Quote the listing below in full and exactly as written, but omit every picture.

** START DATASET SECTION **

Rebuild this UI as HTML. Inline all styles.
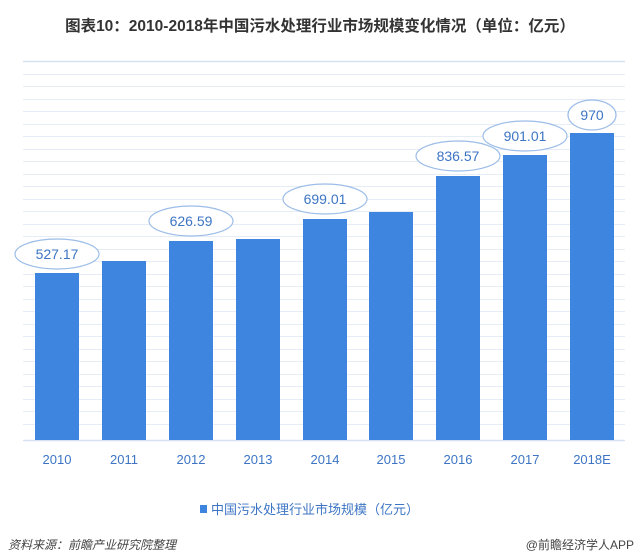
<!DOCTYPE html>
<html><head><meta charset="utf-8"><style>
body{margin:0;background:#fff;}
svg{display:block;font-family:"Liberation Sans","Noto Sans CJK SC",sans-serif;}
</style></head><body>
<svg width="640" height="556" viewBox="0 0 640 556">
<rect width="640" height="556" fill="#fff"/>
<text x="320" y="31" text-anchor="middle" font-size="15.5" font-weight="bold" fill="#333">图表10：2010-2018年中国污水处理行业市场规模变化情况（单位：亿元）</text>
<g stroke="#e6edf7" stroke-width="1">
<line x1="23" x2="625" y1="74.5" y2="74.5"/><line x1="23" x2="625" y1="86.5" y2="86.5"/><line x1="23" x2="625" y1="99.5" y2="99.5"/><line x1="23" x2="625" y1="111.5" y2="111.5"/><line x1="23" x2="625" y1="124.5" y2="124.5"/><line x1="23" x2="625" y1="136.5" y2="136.5"/><line x1="23" x2="625" y1="149.5" y2="149.5"/><line x1="23" x2="625" y1="161.5" y2="161.5"/><line x1="23" x2="625" y1="174.5" y2="174.5"/><line x1="23" x2="625" y1="186.5" y2="186.5"/><line x1="23" x2="625" y1="199.5" y2="199.5"/><line x1="23" x2="625" y1="211.5" y2="211.5"/><line x1="23" x2="625" y1="224.5" y2="224.5"/><line x1="23" x2="625" y1="236.5" y2="236.5"/><line x1="23" x2="625" y1="249.5" y2="249.5"/><line x1="23" x2="625" y1="261.5" y2="261.5"/><line x1="23" x2="625" y1="274.5" y2="274.5"/><line x1="23" x2="625" y1="286.5" y2="286.5"/><line x1="23" x2="625" y1="299.5" y2="299.5"/><line x1="23" x2="625" y1="311.5" y2="311.5"/><line x1="23" x2="625" y1="324.5" y2="324.5"/><line x1="23" x2="625" y1="336.5" y2="336.5"/><line x1="23" x2="625" y1="349.5" y2="349.5"/><line x1="23" x2="625" y1="361.5" y2="361.5"/><line x1="23" x2="625" y1="374.5" y2="374.5"/><line x1="23" x2="625" y1="386.5" y2="386.5"/><line x1="23" x2="625" y1="399.5" y2="399.5"/><line x1="23" x2="625" y1="411.5" y2="411.5"/><line x1="23" x2="625" y1="424.5" y2="424.5"/>
</g>
<line x1="23" x2="625" y1="61.5" y2="61.5" stroke="#d6e1f2" stroke-width="1.5"/>
<line x1="23" x2="625" y1="440.5" y2="440.5" stroke="#d6e1f2" stroke-width="1.5"/>
<g fill="#3d85df">
<rect x="35" y="273" width="44" height="167"/>
<rect x="102" y="261" width="44" height="179"/>
<rect x="169" y="241" width="44" height="199"/>
<rect x="236" y="239" width="44" height="201"/>
<rect x="303" y="219" width="44" height="221"/>
<rect x="369" y="212" width="44" height="228"/>
<rect x="436" y="176" width="44" height="264"/>
<rect x="503" y="155" width="44" height="285"/>
<rect x="570" y="133" width="44" height="307"/>
</g>
<g fill="#fff" stroke="#9cbde8" stroke-width="1.2">
<ellipse cx="57" cy="254" rx="42" ry="15"/>
<ellipse cx="191" cy="221" rx="42" ry="15"/>
<ellipse cx="325" cy="199" rx="42" ry="15"/>
<ellipse cx="458" cy="156" rx="42" ry="15"/>
<ellipse cx="525" cy="136" rx="42" ry="15"/>
<ellipse cx="592" cy="115" rx="24" ry="15"/>
</g>
<g font-size="14" fill="#3d75c4" text-anchor="middle">
<text x="57" y="259">527.17</text>
<text x="191" y="226">626.59</text>
<text x="325" y="204">699.01</text>
<text x="458" y="161">836.57</text>
<text x="525" y="141">901.01</text>
<text x="592" y="120">970</text>
</g>
<g font-size="13" fill="#3d75c4" text-anchor="middle">
<text x="57" y="464">2010</text><text x="124" y="464">2011</text><text x="191" y="464">2012</text><text x="258" y="464">2013</text><text x="325" y="464">2014</text><text x="391" y="464">2015</text><text x="458" y="464">2016</text><text x="525" y="464">2017</text><text x="592" y="464">2018E</text>
</g>
<rect x="200" y="505" width="7" height="8" fill="#3d85df"/>
<text x="211" y="514" font-size="13" fill="#3d75c4">中国污水处理行业市场规模（亿元）</text>
<text x="8" y="549" font-size="12" font-style="italic" fill="#444">资料来源：前瞻产业研究院整理</text>
<text x="634" y="549" font-size="12" fill="#444" text-anchor="end">@前瞻经济学人APP</text>
</svg>
</body></html>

** END DATASET SECTION **

OUTPUT OF THE EXERCISE:
Rebuild this UI as HTML. Inline all styles.
<!DOCTYPE html>
<html><head><meta charset="utf-8"><style>
body{margin:0;background:#fff;}
svg{display:block;font-family:"Liberation Sans","Noto Sans CJK SC",sans-serif;}
</style></head><body>
<svg width="640" height="556" viewBox="0 0 640 556">
<rect width="640" height="556" fill="#fff"/>
<text x="320" y="31" text-anchor="middle" font-size="15.5" font-weight="bold" fill="#333">图表10：2010-2018年中国污水处理行业市场规模变化情况（单位：亿元）</text>
<g stroke="#e6edf7" stroke-width="1">
<line x1="23" x2="625" y1="74.5" y2="74.5"/><line x1="23" x2="625" y1="86.5" y2="86.5"/><line x1="23" x2="625" y1="99.5" y2="99.5"/><line x1="23" x2="625" y1="111.5" y2="111.5"/><line x1="23" x2="625" y1="124.5" y2="124.5"/><line x1="23" x2="625" y1="136.5" y2="136.5"/><line x1="23" x2="625" y1="149.5" y2="149.5"/><line x1="23" x2="625" y1="161.5" y2="161.5"/><line x1="23" x2="625" y1="174.5" y2="174.5"/><line x1="23" x2="625" y1="186.5" y2="186.5"/><line x1="23" x2="625" y1="199.5" y2="199.5"/><line x1="23" x2="625" y1="211.5" y2="211.5"/><line x1="23" x2="625" y1="224.5" y2="224.5"/><line x1="23" x2="625" y1="236.5" y2="236.5"/><line x1="23" x2="625" y1="249.5" y2="249.5"/><line x1="23" x2="625" y1="261.5" y2="261.5"/><line x1="23" x2="625" y1="274.5" y2="274.5"/><line x1="23" x2="625" y1="286.5" y2="286.5"/><line x1="23" x2="625" y1="299.5" y2="299.5"/><line x1="23" x2="625" y1="311.5" y2="311.5"/><line x1="23" x2="625" y1="324.5" y2="324.5"/><line x1="23" x2="625" y1="336.5" y2="336.5"/><line x1="23" x2="625" y1="349.5" y2="349.5"/><line x1="23" x2="625" y1="361.5" y2="361.5"/><line x1="23" x2="625" y1="374.5" y2="374.5"/><line x1="23" x2="625" y1="386.5" y2="386.5"/><line x1="23" x2="625" y1="399.5" y2="399.5"/><line x1="23" x2="625" y1="411.5" y2="411.5"/><line x1="23" x2="625" y1="424.5" y2="424.5"/>
</g>
<line x1="23" x2="625" y1="61.5" y2="61.5" stroke="#d6e1f2" stroke-width="1.5"/>
<line x1="23" x2="625" y1="440.5" y2="440.5" stroke="#d6e1f2" stroke-width="1.5"/>
<g fill="#3d85df">
<rect x="35" y="273" width="44" height="167"/>
<rect x="102" y="261" width="44" height="179"/>
<rect x="169" y="241" width="44" height="199"/>
<rect x="236" y="239" width="44" height="201"/>
<rect x="303" y="219" width="44" height="221"/>
<rect x="369" y="212" width="44" height="228"/>
<rect x="436" y="176" width="44" height="264"/>
<rect x="503" y="155" width="44" height="285"/>
<rect x="570" y="133" width="44" height="307"/>
</g>
<g fill="#fff" stroke="#9cbde8" stroke-width="1.2">
<ellipse cx="57" cy="254" rx="42" ry="15"/>
<ellipse cx="191" cy="221" rx="42" ry="15"/>
<ellipse cx="325" cy="199" rx="42" ry="15"/>
<ellipse cx="458" cy="156" rx="42" ry="15"/>
<ellipse cx="525" cy="136" rx="42" ry="15"/>
<ellipse cx="592" cy="115" rx="24" ry="15"/>
</g>
<g font-size="14" fill="#3d75c4" text-anchor="middle">
<text x="57" y="259">527.17</text>
<text x="191" y="226">626.59</text>
<text x="325" y="204">699.01</text>
<text x="458" y="161">836.57</text>
<text x="525" y="141">901.01</text>
<text x="592" y="120">970</text>
</g>
<g font-size="13" fill="#3d75c4" text-anchor="middle">
<text x="57" y="464">2010</text><text x="124" y="464">2011</text><text x="191" y="464">2012</text><text x="258" y="464">2013</text><text x="325" y="464">2014</text><text x="391" y="464">2015</text><text x="458" y="464">2016</text><text x="525" y="464">2017</text><text x="592" y="464">2018E</text>
</g>
<rect x="200" y="505" width="7" height="8" fill="#3d85df"/>
<text x="211" y="514" font-size="13" fill="#3d75c4">中国污水处理行业市场规模（亿元）</text>
<text x="8" y="549" font-size="12" font-style="italic" fill="#444">资料来源：前瞻产业研究院整理</text>
<text x="634" y="549" font-size="12" fill="#444" text-anchor="end">@前瞻经济学人APP</text>
</svg>
</body></html>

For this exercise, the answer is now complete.